Gather all lines with the word "this" in them.

DATASET ENTRIES
%%
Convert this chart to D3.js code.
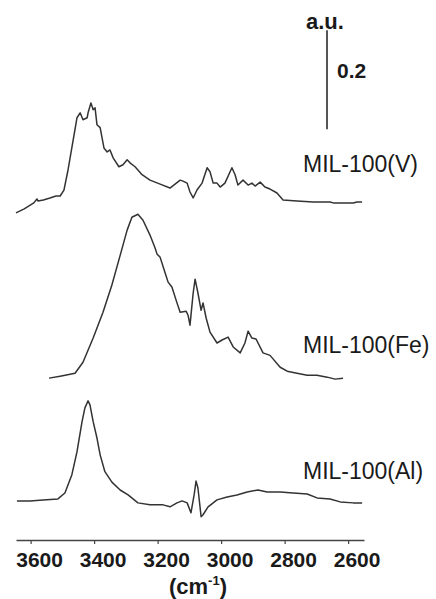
%%
%%
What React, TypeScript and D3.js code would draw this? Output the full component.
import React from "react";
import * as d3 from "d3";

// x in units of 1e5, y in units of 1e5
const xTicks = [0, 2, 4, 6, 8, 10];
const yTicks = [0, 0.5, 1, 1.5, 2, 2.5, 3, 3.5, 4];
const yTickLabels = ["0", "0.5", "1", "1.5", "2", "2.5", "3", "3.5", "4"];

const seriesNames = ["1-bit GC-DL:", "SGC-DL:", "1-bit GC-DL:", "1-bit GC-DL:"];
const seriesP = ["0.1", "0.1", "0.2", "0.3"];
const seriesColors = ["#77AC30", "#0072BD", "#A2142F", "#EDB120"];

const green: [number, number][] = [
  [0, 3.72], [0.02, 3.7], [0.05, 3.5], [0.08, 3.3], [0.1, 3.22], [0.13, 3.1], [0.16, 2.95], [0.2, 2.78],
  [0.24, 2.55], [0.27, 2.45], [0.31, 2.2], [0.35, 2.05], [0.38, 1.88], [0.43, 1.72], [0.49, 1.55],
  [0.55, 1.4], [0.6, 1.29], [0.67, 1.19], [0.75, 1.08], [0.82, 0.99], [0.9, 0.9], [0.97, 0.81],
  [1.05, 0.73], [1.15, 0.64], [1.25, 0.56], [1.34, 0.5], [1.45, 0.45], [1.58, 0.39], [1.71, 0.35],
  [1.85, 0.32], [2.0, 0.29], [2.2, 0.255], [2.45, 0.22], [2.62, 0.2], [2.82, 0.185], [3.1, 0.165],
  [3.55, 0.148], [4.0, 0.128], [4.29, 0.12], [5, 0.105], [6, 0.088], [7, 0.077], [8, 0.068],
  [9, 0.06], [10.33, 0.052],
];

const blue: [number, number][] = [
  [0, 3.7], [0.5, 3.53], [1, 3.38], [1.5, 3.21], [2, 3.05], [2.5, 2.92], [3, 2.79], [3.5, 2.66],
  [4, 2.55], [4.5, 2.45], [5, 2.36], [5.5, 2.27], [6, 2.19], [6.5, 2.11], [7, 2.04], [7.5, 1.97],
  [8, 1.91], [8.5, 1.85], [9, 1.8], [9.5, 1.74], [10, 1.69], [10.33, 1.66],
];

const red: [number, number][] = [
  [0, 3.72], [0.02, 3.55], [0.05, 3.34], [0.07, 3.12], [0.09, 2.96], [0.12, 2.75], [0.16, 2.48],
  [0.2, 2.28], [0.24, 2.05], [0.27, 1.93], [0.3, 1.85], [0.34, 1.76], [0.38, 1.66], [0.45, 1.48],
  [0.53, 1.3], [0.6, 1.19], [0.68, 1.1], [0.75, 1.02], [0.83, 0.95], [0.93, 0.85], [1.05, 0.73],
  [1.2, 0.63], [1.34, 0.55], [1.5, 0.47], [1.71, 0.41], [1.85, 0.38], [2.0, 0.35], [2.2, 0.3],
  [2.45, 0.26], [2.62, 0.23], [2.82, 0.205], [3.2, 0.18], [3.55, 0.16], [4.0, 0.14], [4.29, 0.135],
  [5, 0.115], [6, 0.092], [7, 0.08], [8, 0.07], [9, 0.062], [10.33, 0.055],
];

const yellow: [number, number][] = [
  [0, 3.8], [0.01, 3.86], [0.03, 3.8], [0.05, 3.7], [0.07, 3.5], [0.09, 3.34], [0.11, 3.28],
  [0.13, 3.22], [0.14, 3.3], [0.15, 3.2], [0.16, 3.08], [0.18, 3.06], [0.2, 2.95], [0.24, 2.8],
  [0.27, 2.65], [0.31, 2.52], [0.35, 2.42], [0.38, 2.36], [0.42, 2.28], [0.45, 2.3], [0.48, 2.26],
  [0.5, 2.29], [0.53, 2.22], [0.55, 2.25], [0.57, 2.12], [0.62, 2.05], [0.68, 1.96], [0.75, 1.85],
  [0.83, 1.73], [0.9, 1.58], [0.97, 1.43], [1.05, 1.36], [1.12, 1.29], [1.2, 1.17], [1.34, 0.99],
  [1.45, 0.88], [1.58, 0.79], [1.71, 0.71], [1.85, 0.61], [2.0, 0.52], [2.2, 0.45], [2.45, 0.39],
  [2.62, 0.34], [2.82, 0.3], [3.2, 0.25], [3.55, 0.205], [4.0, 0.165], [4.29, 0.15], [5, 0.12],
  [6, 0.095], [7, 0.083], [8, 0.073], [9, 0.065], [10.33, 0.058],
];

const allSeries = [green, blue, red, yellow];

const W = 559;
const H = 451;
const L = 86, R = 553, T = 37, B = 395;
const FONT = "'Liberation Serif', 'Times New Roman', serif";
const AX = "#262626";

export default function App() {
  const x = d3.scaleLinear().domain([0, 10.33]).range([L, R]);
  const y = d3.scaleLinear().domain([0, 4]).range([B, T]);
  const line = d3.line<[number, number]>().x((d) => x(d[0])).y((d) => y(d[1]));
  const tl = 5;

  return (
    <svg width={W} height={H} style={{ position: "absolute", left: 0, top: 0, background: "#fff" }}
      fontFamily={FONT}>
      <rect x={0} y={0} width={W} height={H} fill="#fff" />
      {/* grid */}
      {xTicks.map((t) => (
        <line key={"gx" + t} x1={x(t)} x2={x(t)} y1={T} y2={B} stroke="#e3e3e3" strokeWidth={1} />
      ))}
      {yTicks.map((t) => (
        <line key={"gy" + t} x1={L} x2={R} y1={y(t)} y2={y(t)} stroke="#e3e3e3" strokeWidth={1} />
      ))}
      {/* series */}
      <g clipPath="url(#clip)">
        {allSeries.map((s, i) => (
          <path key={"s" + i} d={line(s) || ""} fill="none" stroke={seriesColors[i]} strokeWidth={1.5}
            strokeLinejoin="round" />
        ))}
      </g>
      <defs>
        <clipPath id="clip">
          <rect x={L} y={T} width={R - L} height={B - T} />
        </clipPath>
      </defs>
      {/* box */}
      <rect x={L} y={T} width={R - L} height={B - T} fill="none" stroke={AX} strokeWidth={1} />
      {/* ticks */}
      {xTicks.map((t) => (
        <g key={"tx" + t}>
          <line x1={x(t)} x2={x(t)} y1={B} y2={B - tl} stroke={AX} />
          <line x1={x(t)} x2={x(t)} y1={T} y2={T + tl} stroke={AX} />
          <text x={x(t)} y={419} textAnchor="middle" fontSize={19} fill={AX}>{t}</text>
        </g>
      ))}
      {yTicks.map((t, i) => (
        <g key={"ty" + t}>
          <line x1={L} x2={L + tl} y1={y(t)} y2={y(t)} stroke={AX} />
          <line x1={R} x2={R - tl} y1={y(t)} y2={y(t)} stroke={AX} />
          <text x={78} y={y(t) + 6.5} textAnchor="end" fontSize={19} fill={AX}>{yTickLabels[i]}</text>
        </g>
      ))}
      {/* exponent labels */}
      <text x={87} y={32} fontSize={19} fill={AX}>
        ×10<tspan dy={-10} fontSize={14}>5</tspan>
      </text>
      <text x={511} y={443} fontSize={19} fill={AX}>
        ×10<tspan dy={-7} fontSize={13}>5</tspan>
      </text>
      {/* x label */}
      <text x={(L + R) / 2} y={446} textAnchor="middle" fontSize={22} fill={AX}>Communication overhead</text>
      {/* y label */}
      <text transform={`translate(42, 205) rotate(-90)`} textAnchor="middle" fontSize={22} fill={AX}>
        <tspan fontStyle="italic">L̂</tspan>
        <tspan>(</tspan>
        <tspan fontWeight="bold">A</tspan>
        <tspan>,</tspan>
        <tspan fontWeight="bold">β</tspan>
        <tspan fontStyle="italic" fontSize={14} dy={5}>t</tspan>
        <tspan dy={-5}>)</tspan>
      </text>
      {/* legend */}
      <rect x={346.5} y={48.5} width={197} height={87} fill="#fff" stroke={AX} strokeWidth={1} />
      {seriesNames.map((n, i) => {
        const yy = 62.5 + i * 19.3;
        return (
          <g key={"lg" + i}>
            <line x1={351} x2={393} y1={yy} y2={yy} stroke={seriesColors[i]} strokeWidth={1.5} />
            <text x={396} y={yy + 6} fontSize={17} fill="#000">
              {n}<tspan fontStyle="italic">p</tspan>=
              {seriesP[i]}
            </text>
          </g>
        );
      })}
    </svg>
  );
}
%%
%%
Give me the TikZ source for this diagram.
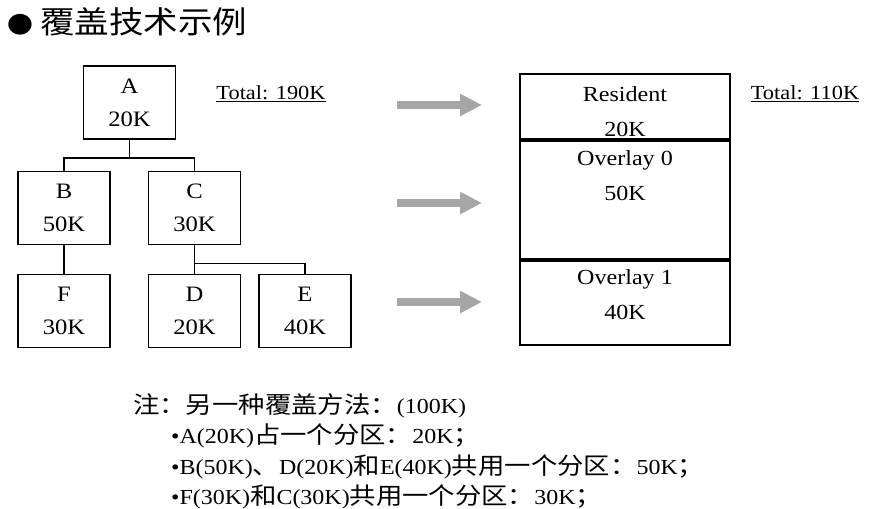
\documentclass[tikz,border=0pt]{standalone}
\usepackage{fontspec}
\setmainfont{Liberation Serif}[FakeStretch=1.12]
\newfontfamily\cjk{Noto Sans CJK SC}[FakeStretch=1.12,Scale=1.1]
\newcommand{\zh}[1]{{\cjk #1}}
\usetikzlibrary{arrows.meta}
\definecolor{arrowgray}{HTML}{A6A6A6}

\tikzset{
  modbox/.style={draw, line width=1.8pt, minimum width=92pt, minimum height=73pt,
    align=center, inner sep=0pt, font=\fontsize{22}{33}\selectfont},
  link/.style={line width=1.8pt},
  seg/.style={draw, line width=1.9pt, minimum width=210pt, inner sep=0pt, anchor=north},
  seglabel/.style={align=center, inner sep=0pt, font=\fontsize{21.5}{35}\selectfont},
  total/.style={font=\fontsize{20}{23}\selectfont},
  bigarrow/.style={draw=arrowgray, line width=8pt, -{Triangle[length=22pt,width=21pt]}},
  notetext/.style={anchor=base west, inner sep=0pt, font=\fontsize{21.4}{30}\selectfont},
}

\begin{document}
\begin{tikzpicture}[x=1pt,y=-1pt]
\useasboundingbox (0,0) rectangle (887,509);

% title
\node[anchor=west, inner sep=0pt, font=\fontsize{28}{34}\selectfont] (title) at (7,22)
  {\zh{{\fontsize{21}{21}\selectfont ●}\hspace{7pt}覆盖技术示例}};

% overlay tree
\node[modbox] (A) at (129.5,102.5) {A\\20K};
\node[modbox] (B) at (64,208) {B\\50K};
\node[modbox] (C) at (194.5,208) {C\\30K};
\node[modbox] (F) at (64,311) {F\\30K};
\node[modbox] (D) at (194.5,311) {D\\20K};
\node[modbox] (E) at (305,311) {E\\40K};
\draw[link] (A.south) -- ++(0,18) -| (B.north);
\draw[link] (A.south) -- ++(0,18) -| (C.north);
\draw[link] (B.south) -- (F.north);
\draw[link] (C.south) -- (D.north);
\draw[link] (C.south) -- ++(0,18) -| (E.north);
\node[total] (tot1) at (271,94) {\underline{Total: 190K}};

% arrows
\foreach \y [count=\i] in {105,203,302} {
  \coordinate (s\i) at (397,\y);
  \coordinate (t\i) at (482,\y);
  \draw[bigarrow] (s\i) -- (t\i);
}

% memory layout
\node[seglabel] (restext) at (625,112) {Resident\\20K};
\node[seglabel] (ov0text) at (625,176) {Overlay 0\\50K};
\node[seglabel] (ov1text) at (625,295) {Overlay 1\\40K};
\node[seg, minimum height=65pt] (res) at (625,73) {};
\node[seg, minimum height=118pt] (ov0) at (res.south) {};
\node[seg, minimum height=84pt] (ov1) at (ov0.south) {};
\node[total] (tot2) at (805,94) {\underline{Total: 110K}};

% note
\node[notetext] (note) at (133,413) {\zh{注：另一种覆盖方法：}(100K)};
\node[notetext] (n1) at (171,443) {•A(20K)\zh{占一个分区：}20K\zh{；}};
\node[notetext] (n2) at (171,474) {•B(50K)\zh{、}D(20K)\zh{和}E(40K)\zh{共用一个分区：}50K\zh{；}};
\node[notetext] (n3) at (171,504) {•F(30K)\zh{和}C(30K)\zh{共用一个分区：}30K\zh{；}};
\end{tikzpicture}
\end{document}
%%
WRITTEN RESPONSE
Convert this chart to D3.js code.
What React, TypeScript and D3.js code would draw this? Output the full component.
Give me the TikZ source for this diagram.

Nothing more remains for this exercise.